You are visiting the Louvre; heading off with a few thousand of your closest friends to see the Mona Lisa because, well, it’s here you always liked the song.  Suddenly just as you enter the hallway across from the Mona Lisa, all the power goes out in the building.  Everything. [I know, it couldn’t happen – but this is a teaching story, give me a break.]  You grope your way into the room where you think the Mona Lisa should be, and encounter one of those “velvet ropes and poles” constructions that keep visitors away from the art.  As you feel your way around the rest of the room you touch another plaque on the wall.  Finally, you back into the middle of the room and find a bench.  You sit down facing, you hope, the Mona Lisa, and stare into the darkness imagining da Vinci’s masterpiece.  After a few minutes there is a whoosh and the lights come back on and you find yourself staring at a poster in five languages, describing evacuation procedures during an emergency.  Turning around you see the Mona Lisa hanging on the wall behind you.

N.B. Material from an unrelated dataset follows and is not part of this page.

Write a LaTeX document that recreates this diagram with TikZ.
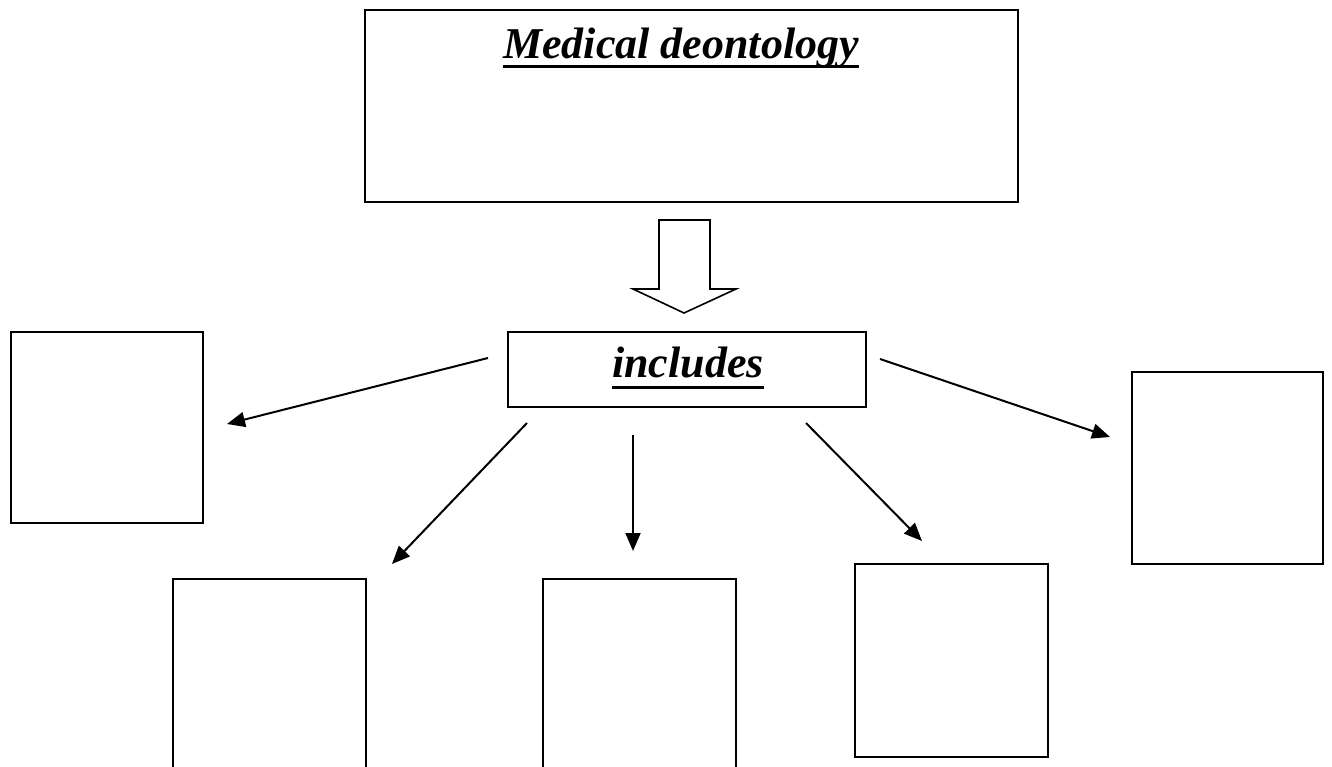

If you find yourself thinking that, without the transformative power of light, we are powerless to discern between the symbolic power of great art and the pragmatic function of a poster, then you are a Greek.

If you look up and wonder how the lights failed and what sensing system cued them to cycle back on you are a Geek.

If you find yourself feeling a little guilty about sitting on a velvet couch looking at the Mona Lisa when millions of others cannot, and you surreptitiously shoot a little video of her to post on YouTube, then you will feel right at home in cultural studies.